Madre y Matríz: The Politics of Town-Making in Cordoba, 1887-1905

Madre y Matríz: The Politics of Town-Making in Cordoba, 1887-1905

Volume 44 Issue 1

Author(s): Patricia A. Schechter

Recommended Citation:

Schechter, Patricia A. (2019) “Madre y Matríz: The Politics of Town-Making in Cordoba, 1887-1905,” Bulletin for Spanish and Portuguese Historical Studies: Vol. 44 : Iss. 1 , Article 6.

 PDF 

Abstract:

Spain can be difficult to place in contemporary discourses about the economic global north or global south. This ambiguity has a pointed history in moves by European actors on the Iberian Peninsula. In the late nineteenth century, the House of Rothschild expanded their investment portfolio via the mining and rail industries of Andalucia.
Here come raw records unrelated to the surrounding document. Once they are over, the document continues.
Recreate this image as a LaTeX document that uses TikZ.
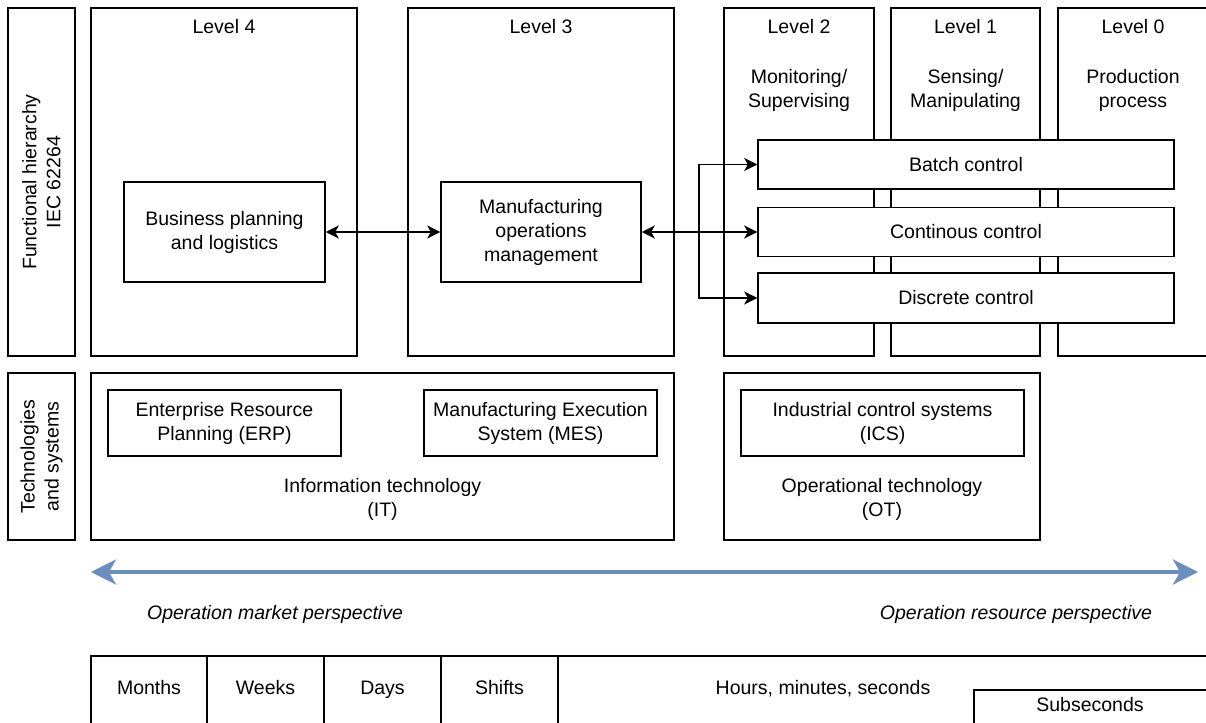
\documentclass[tikz,border=0pt]{standalone}
\usepackage{fontspec}
\setmainfont{Liberation Sans}
\usetikzlibrary{arrows.meta}
\definecolor{flowblue}{HTML}{6C8EBF}
\begin{document}
\begin{tikzpicture}[x=1pt,y=-1pt,
  font=\fontsize{19.5}{24}\selectfont,
  box/.style={draw, line width=1.5pt, inner sep=0pt, align=center},
  lbl/.style={inner sep=0pt, align=center},
  word/.style={inner sep=0pt, text height=14pt, text depth=4pt},
  conn/.style={line width=1.6pt, {Stealth[length=13pt,width=13pt,inset=3.5pt]}-{Stealth[length=13pt,width=13pt,inset=3.5pt]}},
  oneway/.style={line width=1.6pt, -{Stealth[length=13pt,width=13pt,inset=3.5pt]}},
  scale arrow/.style={line width=4pt, color=flowblue,
    {Stealth[length=25pt,width=25pt,inset=7pt]}-{Stealth[length=25pt,width=25pt,inset=7pt]}}]
\useasboundingbox (0,0) rectangle (1206,722);
\clip (0,0) rectangle (1206,722);

% row labels
\node[box, minimum width=67pt, minimum height=348pt] (labfh) at (41.5,182) {};
\node[lbl, rotate=90] (labfht) at (labfh) {Functional hierarchy\\IEC 62264};
\node[box, minimum width=67pt, minimum height=167pt] (labts) at (41.5,456.5) {};
\node[lbl, rotate=90] (labtst) at (labts) {Technologies\\and systems};

% functional levels
\node[box, minimum width=266pt, minimum height=348pt] (l4) at (224,182) {};
\node[box, minimum width=266pt, minimum height=348pt] (l3) at (541,182) {};
\node[box, minimum width=150pt, minimum height=348pt] (l2) at (799,182) {};
\node[box, minimum width=149pt, minimum height=348pt] (l1) at (965.5,182) {};
\node[box, minimum width=150pt, minimum height=348pt] (l0) at (1133,182) {};

\node[word] (l4t) at (224,29) {Level 4};
\node[word] (l3t) at (541,29) {Level 3};
\node[word] (l2t) at (799,29) {Level 2};
\node[word] (l1t) at (965.5,29) {Level 1};
\node[word] (l0t) at (1133,29) {Level 0};
\node[lbl] (l2d) at (799,90) {Monitoring/\\Supervising};
\node[lbl] (l1d) at (965.5,90) {Sensing/\\Manipulating};
\node[lbl] (l0d) at (1133,90) {Production\\process};

% functions
\node[box, minimum width=201pt, minimum height=100pt] (biz) at (224.5,232) {Business planning\\and logistics};
\node[box, minimum width=200pt, minimum height=100pt] (mom) at (541,232) {Manufacturing\\operations\\management};
\node[box, fill=white, minimum width=416pt, minimum height=49pt] (batch) at (966,164.5) {Batch control};
\node[box, fill=white, minimum width=416pt, minimum height=49pt] (cont) at (966,232) {Continous control};
\node[box, fill=white, minimum width=416pt, minimum height=50pt] (disc) at (966,298) {Discrete control};

\draw[conn] (biz.east) -- (mom.west);
\draw[conn] (mom.east) -- (cont.west);
\coordinate (split) at (699,232);
\draw[oneway] (split) |- (batch.west);
\draw[oneway] (split) |- (disc.west);

% technologies
\node[box, minimum width=583pt, minimum height=167pt] (it) at (382.5,456.5) {};
\node[box, minimum width=233pt, minimum height=66pt] (erp) at (224.5,423) {Enterprise Resource\\Planning (ERP)};
\node[box, minimum width=233pt, minimum height=66pt] (mes) at (540.5,423) {Manufacturing Execution\\System (MES)};
\node[lbl] (itt) at (382.5,499) {Information technology\\(IT)};
\node[box, minimum width=316pt, minimum height=167pt] (ot) at (882,456.5) {};
\node[box, minimum width=283pt, minimum height=66pt] (ics) at (882.5,423) {Industrial control systems\\(ICS)};
\node[lbl] (ott) at (882,499) {Operational technology\\(OT)};

% perspective axis
\coordinate (axl) at (91,572);
\coordinate (axr) at (1198,572);
\draw[scale arrow] (axl) -- (axr);
\node[word, font=\fontsize{19.5}{24}\selectfont\itshape] (pm) at (275,614) {Operation market perspective};
\node[word, font=\fontsize{19.5}{24}\selectfont\itshape] (pr) at (1016,614) {Operation resource perspective};

% time horizons
\draw[line width=1.5pt] (1230,656) -- (91,656) -- (91,740);
\foreach \xx in {207,324,441,558} \draw[line width=1.5pt] (\xx,656) -- (\xx,740);
\node[word] (tm) at (149,689) {Months};
\node[word] (tw) at (265.5,689) {Weeks};
\node[word] (td) at (382.5,689) {Days};
\node[word] (ts) at (499.5,689) {Shifts};
\node[word] (th) at (823,689) {Hours, minutes, seconds};
\draw[line width=1.5pt] (1230,690) -- (974,690) -- (974,740);
\node[word] (tss) at (1090,706) {Subseconds};
\end{tikzpicture}
\end{document}
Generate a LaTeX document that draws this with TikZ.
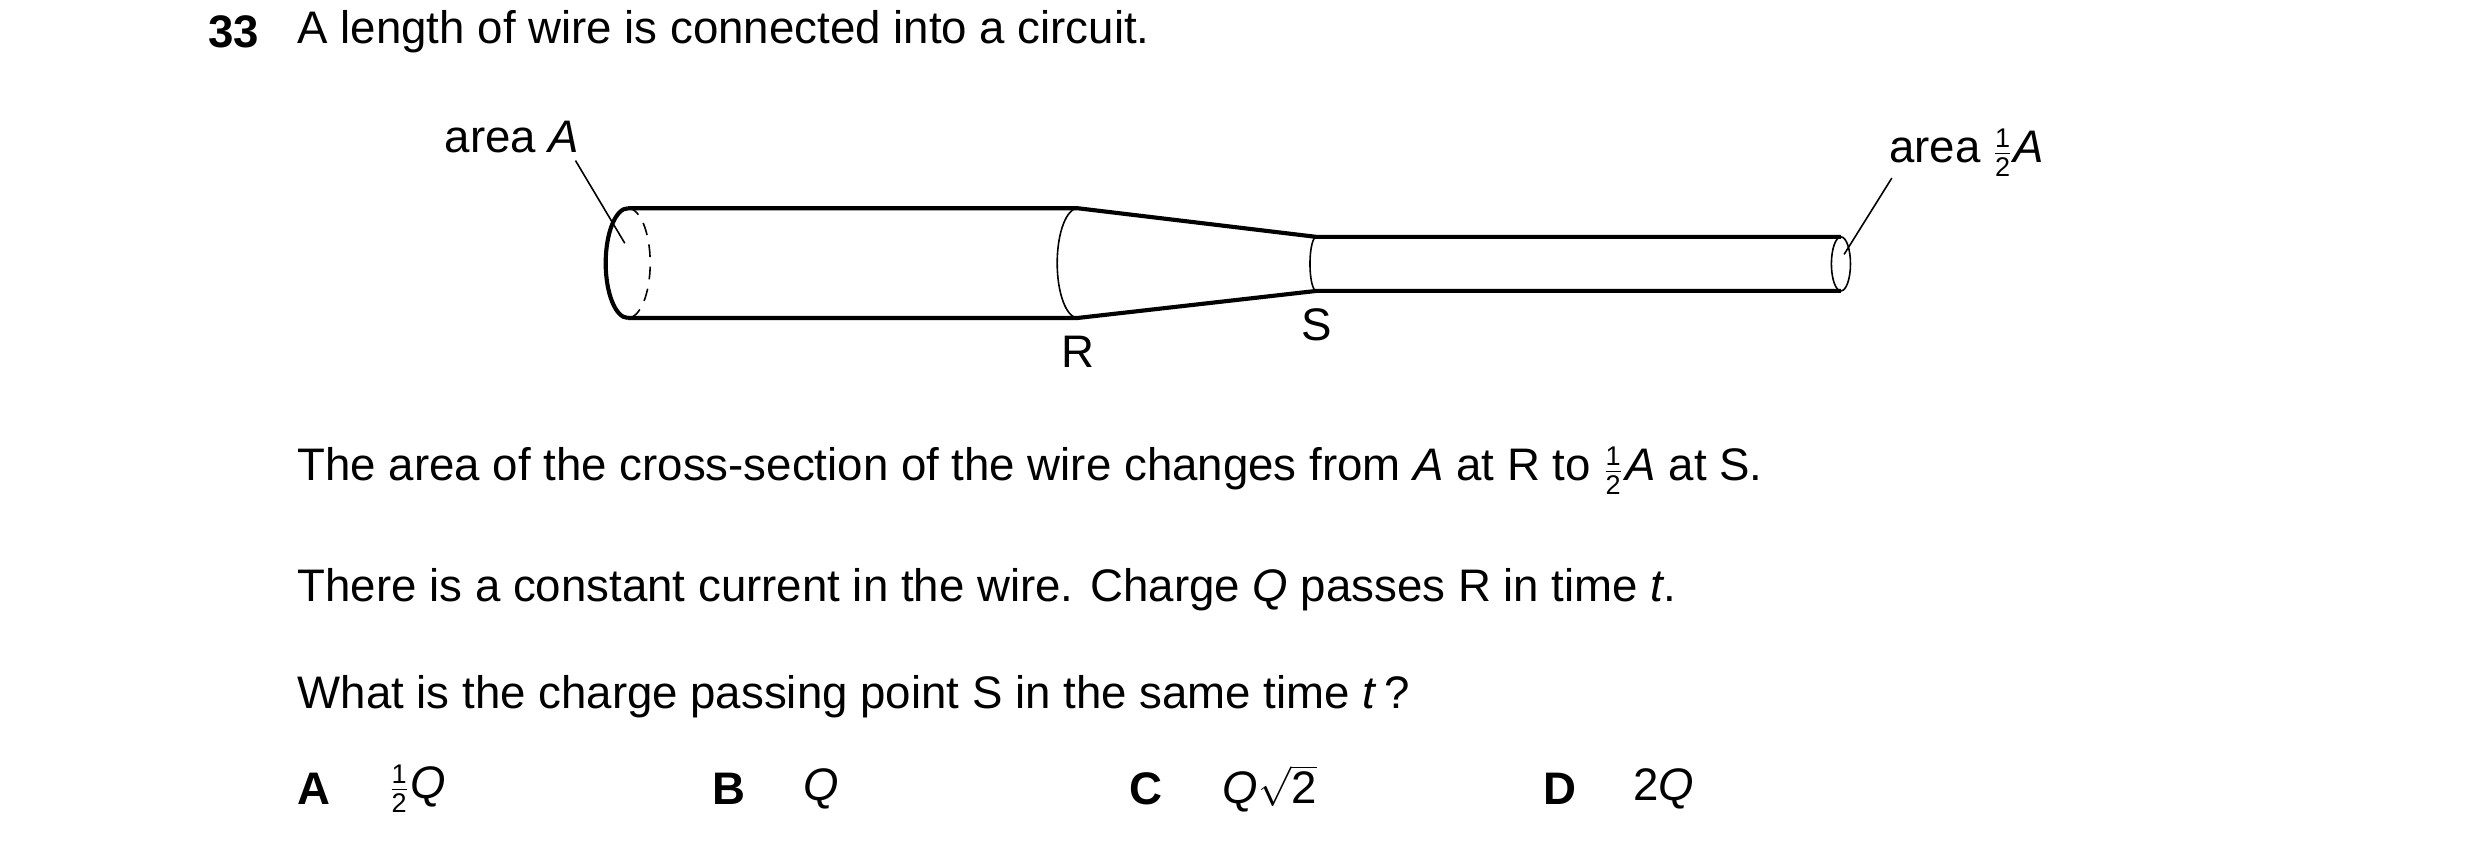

This paper sifts the results of these activities that produced the rural industrial and mining village Pueblonuevo del Terrible in northern Cordoba province. Drawing on the scholarship on transnational company towns and place making, the essay explores the actions of local miners and shopkeepers that created this municipality. Documents reveal a protracted struggle over numerous issues: the power to draw political boundaries, the Catholic character of Spanish life, the place of migrants in the community, and the status of land-ownership. The parties to these disputes relied on a gendered language of family, especially the notion of a matríz, a founding, original settlement, in order to ground their sense of place and belonging. Over time, however, the language of family broke down and hobbled the political process in Cordoba. The foreign mining company largely disappeared itself from the debate and, finally, in 1905, the administration in Madrid ruled in favor of creating the new town. The essay suggests that the achievement of town status marked a crisis of politics and political meaning as much as it did a successful effort at place making by everyday Spaniards at the peak of international industrial capitalism.